Building wholesale relationships with retailers also smooths seasonality. Retail accounts may order differently than consumers—some increase holiday inventory in July, and restaurants order year-round. Diversifying across direct-to-consumer, farmers markets, and wholesale accounts reduces your dependence on seasonal consumer buying patterns.

How to Choose Your Niche

  • Start with what you can make well. Your first niche should involve food you genuinely enjoy producing and have real skill in. Passion shows in the product and makes long hours sustainable.
  • Research actual demand. Check farmers markets in your area, search specialty food retailers, look at online reviews and bestsellers. Talk to 10 potential customers or retailers before committing to a niche.
  • Evaluate your production capacity. Some niches (chocolate, prepared foods) require commercial kitchen rental or specific equipment. Others (dry goods, blends) can start smaller. Choose something you can actually produce at the scale you’re aiming for.
  • Look at your local competition. A niche isn’t saturated if the existing players can’t meet demand or if there’s room for a different positioning (e.g., cheaper, better quality, more sustainable, or more authentic).
  • Consider margins and pricing power. Niches with loyal, affluent customers (gift products, organic, luxury) have stronger margins. Commodity-like products (basic granola, standard spice blends) have thinner margins and require higher volume.
  • Test before fully committing. Spend 2–3 months at farmers markets or with a limited online launch. See which products actually sell and which don’t. Let real data guide your niche choice.

Starting General vs Starting Niche

For specialty food products, starting with one clear niche works better than starting general. You have limited time, money, and production capacity as a new business. Trying to make 10 different products for 10 different audiences spreads you too thin, waters down your marketing message, and makes it hard to build expertise or relationships. A single focused niche—say, organic grain-free granola or small-batch hot sauce—lets you perfect your recipe, build a reputation, and actually reach potential customers through targeted marketing.

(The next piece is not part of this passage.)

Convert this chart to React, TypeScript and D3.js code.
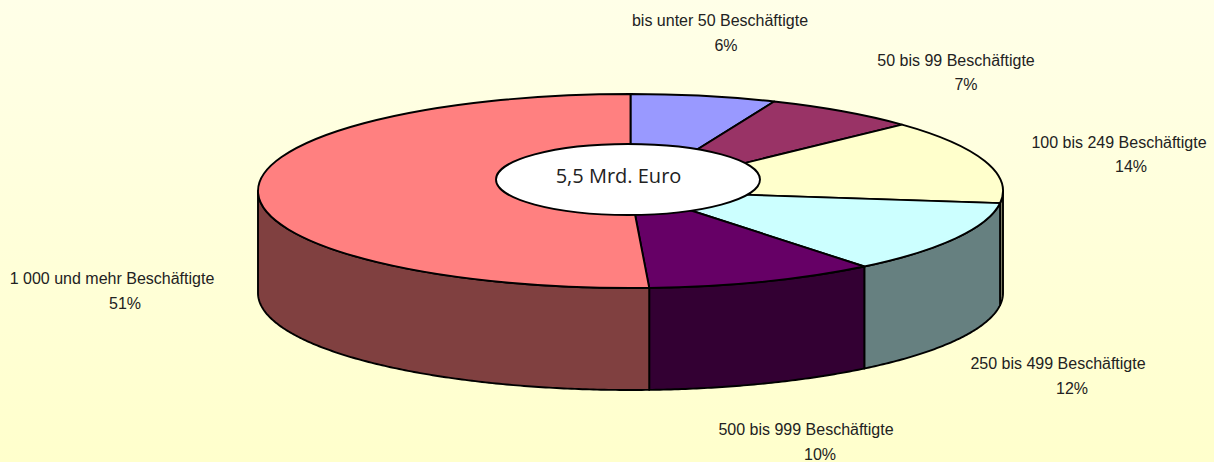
import React from "react";
import * as d3 from "d3";

const WIDTH = 1214;
const HEIGHT = 462;

const categories = [
  "bis unter 50 Beschäftigte",
  "50 bis 99 Beschäftigte",
  "100 bis 249 Beschäftigte",
  "250 bis 499 Beschäftigte",
  "500 bis 999 Beschäftigte",
  "1 000 und mehr Beschäftigte",
];
// shares in percent (labels show them rounded)
const shares = [6.3, 6.7, 14.0, 12.2, 10.0, 50.8];
const topColors = ["#9999ff", "#993366", "#ffffcc", "#ccffff", "#660066", "#ff8080"];
const sideColors = ["#4d4d80", "#4d1a33", "#808066", "#668080", "#330033", "#804040"];
const centerLabel = "5,5 Mrd. Euro";

// label layout: centre of name, centre of percent, baseline of name, baseline of percent
const labelLayout = [
  [720, 726, 26, 51],
  [956, 966, 66, 90],
  [1119, 1131, 148, 172],
  [1058, 1072, 369, 394],
  [806, 820, 435, 460],
  [112, 125, 284, 309],
];

const cx = 630.5;
const cy = 191;
const rx = 372.5;
const ry = 97;
const depth = 102;

const pie = d3.pie<number>().sort(null).value((d) => d);
const slices = pie(shares);
const arc = d3.arc<d3.PieArcDatum<number>>().innerRadius(0).outerRadius(rx);
const line = d3.line();
const pct = d3.format(".0f");

// point on the rim, angle measured clockwise from the top like d3.arc
const rim = (a: number, dy = 0): [number, number] => [
  cx + rx * Math.sin(a),
  cy - ry * Math.cos(a) + dy,
];

// side wall of a slice, only the part on the front half is visible
function wallPath(start: number, end: number) {
  const a0 = Math.max(start, Math.PI / 2);
  const a1 = Math.min(end, (3 * Math.PI) / 2);
  if (a1 <= a0) return null;
  const angles = d3.range(a0, a1, 0.01).concat(a1);
  const top = angles.map((a) => rim(a));
  const bottom = angles.map((a) => rim(a, depth)).reverse();
  return line(top.concat(bottom)) + "Z";
}

export default function App() {
  return (
    <svg
      width={WIDTH}
      height={HEIGHT}
      style={{ position: "fixed", left: 0, top: 0, display: "block" }}
    >
      <defs>
        <linearGradient id="bg" x1="0" y1="0" x2="0" y2="1">
          <stop offset="0" stopColor="#ffffe8" />
          <stop offset="1" stopColor="#ffffcc" />
        </linearGradient>
      </defs>
      <rect width={WIDTH} height={HEIGHT} fill="url(#bg)" />

      {/* side walls */}
      <g stroke="#000" strokeWidth={1.9} strokeLinejoin="round">
        {slices.map((s, i) => {
          const d = wallPath(s.startAngle, s.endAngle);
          return d ? <path key={i} d={d} fill={sideColors[i]} /> : null;
        })}
      </g>

      {/* top face, unit pie squashed into the ellipse */}
      <g transform={`translate(${cx},${cy}) scale(1,${ry / rx})`}>
        {slices.map((s, i) => (
          <path
            key={i}
            d={arc(s) as string}
            fill={topColors[i]}
            stroke="#000"
            strokeWidth={1.9}
            strokeLinejoin="round"
            vectorEffect="non-scaling-stroke"
          />
        ))}
      </g>

      {/* centre ellipse */}
      <ellipse cx={628} cy={179.5} rx={132} ry={35.5} fill="#fff" stroke="#000" strokeWidth={1.9} />
      <text
        x={618.5}
        y={183}
        textAnchor="middle"
        fontFamily="'Open Sans', sans-serif"
        fontSize={20}
        fill="#222"
      >
        {centerLabel}
      </text>

      {/* labels */}
      <g fontFamily="'Liberation Sans', Arial, sans-serif" fontSize={16} fill="#222" textAnchor="middle">
        {categories.map((c, i) => (
          <g key={c}>
            <text x={labelLayout[i][0]} y={labelLayout[i][2]}>{c}</text>
            <text x={labelLayout[i][1]} y={labelLayout[i][3]}>{pct(shares[i])}%</text>
          </g>
        ))}
      </g>
    </svg>
  );
}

That said, your niche doesn’t have to be permanent. Many successful specialty food makers start narrow, build a loyal customer base over 12–24 months, then expand into adjacent products or niches. For example, a chocolate maker might start with truffles, add a line of chocolate bark after 18 months, and eventually move into hot chocolate mixes. This approach lets you grow strategically while maintaining quality and brand coherence, rather than diluting your focus from day one.